2nd Semester 2015/16: Definability and Complexity of Counting Logics

Anuj Dawar (University of Cambridge)
If you are interested in this tutorial, please contact Benedikt Loewe by email.
Lecture 1.

Tuesday, 21 June (13-15), room F1.15 (ILLC Seminar Room). Definability in Counting Logics (slides)

First-order logic with counting. Fixed-point logic with counting. Relation to complexity. Definability of constraint satisfaction problems.

Key reference:

Albert Atserias, Andrei A. Bulatov, Anuj Dawar: Affine systems of equations and counting infinitary logic. Theor. Comput. Sci. 410(18): 1666-1683 (2009)
Lecture 2.

Wednesday, 22 June (13-15), room F1.15 (ILLC Seminar Room). Definability of Linear Programming Problems (slides)
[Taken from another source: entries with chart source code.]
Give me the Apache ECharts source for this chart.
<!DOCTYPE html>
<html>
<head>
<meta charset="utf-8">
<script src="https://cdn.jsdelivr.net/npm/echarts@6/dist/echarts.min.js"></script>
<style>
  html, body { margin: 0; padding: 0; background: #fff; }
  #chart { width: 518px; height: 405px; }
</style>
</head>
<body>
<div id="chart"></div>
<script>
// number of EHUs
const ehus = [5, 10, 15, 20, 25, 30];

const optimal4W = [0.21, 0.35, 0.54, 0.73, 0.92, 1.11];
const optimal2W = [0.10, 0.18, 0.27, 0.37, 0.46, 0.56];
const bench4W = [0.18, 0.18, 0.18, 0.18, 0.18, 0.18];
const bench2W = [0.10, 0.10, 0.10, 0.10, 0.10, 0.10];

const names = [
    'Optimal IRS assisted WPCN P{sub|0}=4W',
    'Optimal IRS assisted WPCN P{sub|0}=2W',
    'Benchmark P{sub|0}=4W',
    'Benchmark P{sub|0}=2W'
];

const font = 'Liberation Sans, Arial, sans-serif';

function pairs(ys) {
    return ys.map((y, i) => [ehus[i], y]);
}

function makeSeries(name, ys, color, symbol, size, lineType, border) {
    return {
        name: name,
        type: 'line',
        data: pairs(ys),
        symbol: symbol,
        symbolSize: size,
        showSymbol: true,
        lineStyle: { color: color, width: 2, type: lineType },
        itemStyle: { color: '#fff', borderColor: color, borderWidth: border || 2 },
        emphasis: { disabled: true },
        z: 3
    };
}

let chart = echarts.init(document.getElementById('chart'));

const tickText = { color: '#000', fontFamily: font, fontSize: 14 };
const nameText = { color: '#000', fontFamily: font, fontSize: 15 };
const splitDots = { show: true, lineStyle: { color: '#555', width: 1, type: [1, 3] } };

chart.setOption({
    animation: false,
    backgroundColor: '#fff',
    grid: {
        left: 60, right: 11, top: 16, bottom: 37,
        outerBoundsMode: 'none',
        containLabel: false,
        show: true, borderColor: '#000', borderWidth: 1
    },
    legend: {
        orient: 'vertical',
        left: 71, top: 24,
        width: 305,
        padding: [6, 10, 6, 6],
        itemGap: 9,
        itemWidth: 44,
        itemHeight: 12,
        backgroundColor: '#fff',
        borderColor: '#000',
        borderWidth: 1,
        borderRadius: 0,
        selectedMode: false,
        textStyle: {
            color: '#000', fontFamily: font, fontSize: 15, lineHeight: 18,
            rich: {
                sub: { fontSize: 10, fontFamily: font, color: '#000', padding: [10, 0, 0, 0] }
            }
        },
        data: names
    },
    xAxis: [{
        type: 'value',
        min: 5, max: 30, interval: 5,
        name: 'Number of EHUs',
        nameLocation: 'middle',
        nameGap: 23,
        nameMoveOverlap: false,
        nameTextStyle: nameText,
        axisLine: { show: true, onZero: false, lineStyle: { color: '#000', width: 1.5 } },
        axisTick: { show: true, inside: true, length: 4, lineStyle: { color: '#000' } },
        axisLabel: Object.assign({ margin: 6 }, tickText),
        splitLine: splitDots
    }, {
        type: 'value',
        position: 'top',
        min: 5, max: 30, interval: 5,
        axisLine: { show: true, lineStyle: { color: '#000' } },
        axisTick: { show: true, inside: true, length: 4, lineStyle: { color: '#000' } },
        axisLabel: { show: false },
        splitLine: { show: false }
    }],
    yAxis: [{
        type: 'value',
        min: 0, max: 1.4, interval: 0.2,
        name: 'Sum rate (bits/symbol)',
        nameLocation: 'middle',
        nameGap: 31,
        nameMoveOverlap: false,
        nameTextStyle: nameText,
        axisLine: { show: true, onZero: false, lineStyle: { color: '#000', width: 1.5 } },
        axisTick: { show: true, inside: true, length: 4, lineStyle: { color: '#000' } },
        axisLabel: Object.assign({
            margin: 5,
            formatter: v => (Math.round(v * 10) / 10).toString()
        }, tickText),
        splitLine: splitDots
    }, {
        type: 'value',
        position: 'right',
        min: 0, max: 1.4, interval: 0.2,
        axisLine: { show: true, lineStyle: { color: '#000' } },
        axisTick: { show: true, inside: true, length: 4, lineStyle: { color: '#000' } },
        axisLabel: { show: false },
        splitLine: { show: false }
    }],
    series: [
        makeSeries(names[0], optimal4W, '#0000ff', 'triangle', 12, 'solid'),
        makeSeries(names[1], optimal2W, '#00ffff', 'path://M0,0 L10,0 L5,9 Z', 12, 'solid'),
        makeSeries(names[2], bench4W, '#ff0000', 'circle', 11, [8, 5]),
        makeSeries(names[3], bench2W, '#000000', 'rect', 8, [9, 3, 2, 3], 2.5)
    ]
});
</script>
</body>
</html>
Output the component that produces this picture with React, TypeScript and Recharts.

Combinatorial Optimization problems and their Linear Programming Relaxations. Issues of Symmetry and Definability.

Key reference:

Matthew Anderson, Anuj Dawar, Bjarki Holm: Solving Linear Programs without Breaking Abstractions. J. ACM 62(6): 48 (2015)

Lecture 3.

Thursday, 23 June (11-14), room F1.15 (ILLC Seminar Room). Logic and Circuit Complexity (slides)

Relationship between definability and circuit complexity for first-order logic, fixed-point logic and counting logics.

Key reference:

Matthew Anderson, Anuj Dawar: On Symmetric Circuits and Fixed-Point Logics. STACS 2014: 41-52

The lectures take place on Tuesday, 21 June (13-15), Wednesday, 22 June (13-15), and Thursday, 23 June (11-14) in room F1.15 (ILLC Seminar Room). Participants are expected to read the "key reference" before the lectures. In order to get the 2 ECTS credits for this project, you need to submit a written summary of approximately five pages, containing a one-page summary of Atserias-Bulatov-Dawar, a one-page summary of Anderson-Dawar-Holm, a one-page summary of Anderson-Dawar, and a two-page personal commentary about the actual tutorial lectures (what did you learn? what did you like? what would you like to learn next?). This document has to be submitted by 15 July 2016 to and will be graded on a PASS/FAIL basis.